The code that Alexey posted you earlier can be used as a workaround, it is essentially the way we do it in our Save method. By implementing writing to the browser yourself you can obtain complete control over the headers sent to the browser.

All this suggests me we should not bother changing anything in Aspose.Words at this stage.

Thanks Roman,

The problem is that “the other browser” does a much better job in following standards than IE :slight_smile:

Notice the little * directly after “filename”. This indicates that what follows is an encoded word. IE does not support this, FireFox and Safari (seem to) do. In stead, IE does support something that seems to be an url encoding (e.g. a space becomes %20), which FF does also support. But that does not solve all encoding woes.
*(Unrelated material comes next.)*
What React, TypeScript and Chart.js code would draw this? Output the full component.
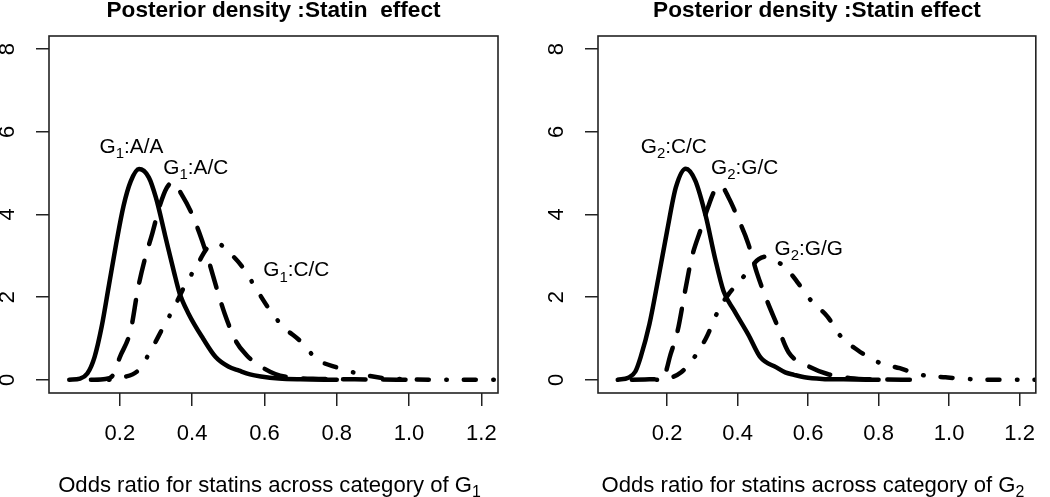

The word-encoding mechanism does, if used properly.

It can be done right, but need to support the different browsers in a different way. Tomorrow I’ll write up some code to give you a sample implementation that works both on IE and FF.

Cheers,
Alex

Roman,

Sorry, I’ve come to the conclusion that IE is a poor performer in this area too, I’ve given up. FireFox just works.

Cheers,
Alex

Ok I’ve done it the way it is described in the CodeProject article. Encode using UTF-8 and then hex escape. This works on IE. Most likely works on FireFox too.

The issues you have found earlier (filed as 7166) have been fixed in this update.


This message was posted using Notification2Forum from Downloads module by alexey.noskov.